Last night was a first for Canada: a debate solely focused on foreign and defence policy. Well, sort of. Folks dragged in domestic political stuff, but the debate was a success anyway. Indeed, many pundits afterwards liked the flexible bilingual nature--that any of the party leaders could jump into and out of whichever language they wanted. A different format, one that resembles life in bilingual places (Montreal, Ottawa). Of course, this frustrated the truly bilingual since the broadcasts were either English with French translation or French with English translation but not a single outlet without translation....
The other thing that made this a unique debate is that I played a small role--I was on the advisory council that discussed which questions to ask. As I have no foreign policy experience, I was pretty silent when folks were talking about how to ask questions that would get the leaders talking and perhaps even off of their talking points. That credit goes to Frank Harvey and Janice Stein. My role was simply to dismiss the idea of asking a third set of Mideast questions---we had Iran, ISIS, and someone wanted to add Israel-Palestine. It came up anyway, but given the finite time (we omitted China and trade), spending more time on a region that is really distant was something I opposed.
Anyhow, debates are almost ways shaped by expectations. In this case, people had low expectations for Trudeau since he has bungled some of his previous foreign policy/defence stances and because he is depicted as "not read" by both the Conservatives and NDP. But he held up well, showing that he had a good mastery of the facts, pushed back when Mulcair criticized his father for stuff that most folks barely remember and only Quebeckers would be that pissed off about, and did a nice job of justifying some pretty problematic stances. It is hard to be the party in the middle.
Harper came off well in some segments but not others. To claim credit for all of the "progress" on Arctic sovereignty was pretty amazing, given that little has actually happened. All sled, no dogs, indeed! Still, Harper knows his stuff and did a nice job of pinning the other two candidates to often weak positions.
Mulcair is smart, but came off poorly, I think. While I am not a fan of Keystone, I don't think Mulcair really justified his stance well.
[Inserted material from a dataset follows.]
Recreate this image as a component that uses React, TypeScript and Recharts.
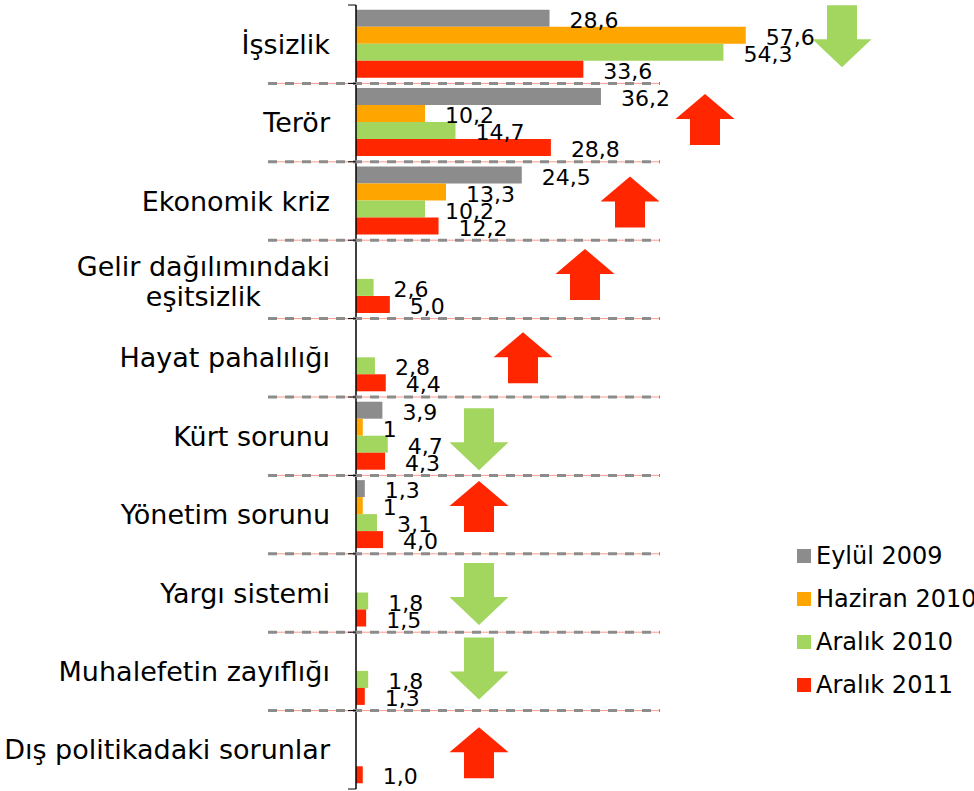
import React from "react";
import { BarChart, Bar, XAxis, YAxis, Legend, LabelList } from "recharts";

// survey: most important problems of Turkey (%)
const CATEGORIES = [
  "İşsizlik",
  "Terör",
  "Ekonomik kriz",
  "Gelir dağılımındaki\neşitsizlik",
  "Hayat pahalılığı",
  "Kürt sorunu",
  "Yönetim sorunu",
  "Yargı sistemi",
  "Muhalefetin zayıflığı",
  "Dış politikadaki sorunlar",
];
const EYLUL_2009 = [28.6, 36.2, 24.5, null, null, 3.9, 1.3, null, null, null];
const HAZIRAN_2010 = [57.6, 10.2, 13.3, null, null, 1, 1, null, null, null];
const ARALIK_2010 = [54.3, 14.7, 10.2, 2.6, 2.8, 4.7, 3.1, 1.8, 1.8, null];
const ARALIK_2011 = [33.6, 28.8, 12.2, 5.0, 4.4, 4.3, 4.0, 1.5, 1.3, 1.0];
// change 2010 -> 2011
const TREND = ["down", "up", "up", "up", "up", "down", "up", "down", "down", "up"];

const SERIES = [
  { key: "eylul2009", name: "Eylül 2009", values: EYLUL_2009, fixed: true },
  { key: "haziran2010", name: "Haziran 2010", values: HAZIRAN_2010, fixed: false },
  { key: "aralik2010", name: "Aralık 2010", values: ARALIK_2010, fixed: true },
  { key: "aralik2011", name: "Aralık 2011", values: ARALIK_2011, fixed: true },
];

const COLORS: Record<string, string> = {
  eylul2009: "#8c8c8c",
  haziran2010: "#ffa500",
  aralik2010: "#a3d65f",
  aralik2011: "#ff2600",
};

const ARROW_COLORS = { up: "#ff2600", down: "#a3d65f" };

// layout
const W = 974;
const H = 791;
const TOP = 5;
const BOTTOM = 2;
const AXIS_X = 356;
const PLOT_RIGHT = 762;
const BAND = (H - TOP - BOTTOM) / CATEGORIES.length;
const LABEL_RIGHT = 330;
const FONT = "Verdana, 'DejaVu Sans', sans-serif";
const CAT_SIZE = 27;
const VAL_SIZE = 22;
const ARROW_X = [842, 705, 630, 585, 523, 479, 479, 479, 479, 479];
const ARROW_DY = [-8, -3, 1, -5, 0, 3, -8, 1, -3, 3];

const data = CATEGORIES.map((name, i) => {
  const row: any = { name };
  SERIES.forEach((s) => (row[s.key] = s.values[i]));
  return row;
});

let ctx: CanvasRenderingContext2D | null = null;
function textWidth(text: string, font: string) {
  if (!ctx) ctx = document.createElement("canvas").getContext("2d");
  if (!ctx) return text.length * 12;
  ctx.font = font;
  return ctx.measureText(text).width;
}

function arrowPath(cx: number, cy: number, dir: string) {
  if (dir === "up") {
    const h = 51, head = 25, hw = 29.5, sw = 15;
    const t = cy - h / 2, b = cy + h / 2;
    return `M${cx},${t} L${cx + hw},${t + head} L${cx + sw},${t + head} L${cx + sw},${b} L${cx - sw},${b} L${cx - sw},${t + head} L${cx - hw},${t + head} Z`;
  }
  const h = 62, head = 28, hw = 29.5, sw = 15;
  const t = cy - h / 2, b = cy + h / 2;
  return `M${cx - sw},${t} L${cx + sw},${t} L${cx + sw},${b - head} L${cx + hw},${b - head} L${cx},${b} L${cx - hw},${b - head} L${cx - sw},${b - head} Z`;
}

const CategoryTick = (props: any) => {
  const { y, payload } = props;
  const i: number = payload.index ?? props.index ?? 0;
  const lines = String(payload.value).split("\n");
  const font = `${CAT_SIZE}px ${FONT}`;
  const top = y - BAND / 2;
  const lineH = 30;
  let label;
  if (lines.length === 1) {
    label = (
      <text x={LABEL_RIGHT} y={y} textAnchor="end" dominantBaseline="central" fontSize={CAT_SIZE} fontFamily={FONT} fill="#000">
        {lines[0]}
      </text>
    );
  } else {
    const w = Math.max(...lines.map((l) => textWidth(l, font)));
    const cx = LABEL_RIGHT - w / 2;
    label = (
      <text textAnchor="middle" fontSize={CAT_SIZE} fontFamily={FONT} fill="#000">
        {lines.map((l, k) => (
          <tspan key={k} x={cx} y={y + 2 + (k - (lines.length - 1) / 2) * lineH} dominantBaseline="central">
            {l}
          </tspan>
        ))}
      </text>
    );
  }
  const dir = TREND[i];
  return (
    <g>
      {i > 0 && (
        <g>
          <line x1={268} x2={660} y1={top} y2={top} stroke="#ff9a8a" strokeWidth={1} />
          <line x1={268} x2={660} y1={top} y2={top} stroke="#8c8c8c" strokeWidth={3} strokeDasharray="9 8" />
        </g>
      )}
      <line x1={AXIS_X - 8} x2={AXIS_X} y1={top} y2={top} stroke="#000" />
      {i === CATEGORIES.length - 1 && (
        <line x1={AXIS_X - 8} x2={AXIS_X} y1={top + BAND} y2={top + BAND} stroke="#000" />
      )}
      {label}
      <path d={arrowPath(ARROW_X[i], y + ARROW_DY[i], dir)} fill={ARROW_COLORS[dir as "up" | "down"]} />
    </g>
  );
};

const valueLabel = (fixed: boolean) => (props: any) => {
  const { x, y, width, height, value } = props;
  if (value === null || value === undefined) return null;
  const txt = (fixed ? Number(value).toFixed(1) : String(value)).replace(".", ",");
  return (
    <text x={x + width + 20} y={y + height / 2 + 2} dominantBaseline="central" fontSize={VAL_SIZE} fontFamily={FONT} fill="#000">
      {txt}
    </text>
  );
};

const LegendContent = () => (
  <div style={{ fontFamily: FONT, fontSize: 24, color: "#000" }}>
    {SERIES.map((s) => (
      <div key={s.key} style={{ display: "flex", alignItems: "center", height: 43 }}>
        <span style={{ width: 14, height: 14, background: COLORS[s.key], marginRight: 5, display: "inline-block", flexShrink: 0 }} />
        <span style={{ whiteSpace: "nowrap" }}>{s.name}</span>
      </div>
    ))}
  </div>
);

export default function App() {
  return (
    <div style={{ position: "absolute", left: 0, top: 0, width: W, height: H, background: "#fff", overflow: "hidden" }}>
      <BarChart
        width={W}
        height={H}
        data={data}
        layout="vertical"
        margin={{ top: TOP, right: W - PLOT_RIGHT, bottom: BOTTOM, left: 0 }}
        barCategoryGap="6%"
        barGap={0}
      >
        <XAxis type="number" domain={[0, 60]} hide />
        <YAxis
          type="category"
          dataKey="name"
          width={AXIS_X}
          interval={0}
          tickLine={false}
          axisLine={{ stroke: "#000", strokeWidth: 1.5 }}
          tick={<CategoryTick />}
        />
        <Legend
          layout="vertical"
          align="center"
          verticalAlign="middle"
          content={<LegendContent />}
          wrapperStyle={{ left: 797, top: 534, width: 200 }}
        />
        {SERIES.map((s) => (
          <Bar key={s.key} dataKey={s.key} name={s.name} fill={COLORS[s.key]} isAnimationActive={false}>
            <LabelList dataKey={s.key} content={valueLabel(s.fixed)} />
          </Bar>
        ))}
      </BarChart>
    </div>
  );
}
I got blasted by some on the left for calling Mulcair a protectionist, but his party's stance is consistently less pro-trade than the others. Given Canada relies on trade, this is a problem. The debate was a big loss for him mostly because Trudeau did well. As they vie for the anti-Harper vote, nearly anything that helps Trudeau is bad for Mulcair and vice versa. Trudeau's solid performance was exactly what Mulcair did not need.
Overall, the debate focused on a bunch of substantial policy issues and showed some clear distinctions among the candidates, so it did the job it was supposed to do. It will be interesting to see how this was perceived not by the pundits (we pundits disagree as evidenced by my time on CTV news last night with David Bercuson) but by the voters. And we will only know that in about three weeks. Oh, and the voters will probably not be thinking that much about foreign/defence policy when they vote, but if they do, this debate will probably shape their views to an extent. Yea us!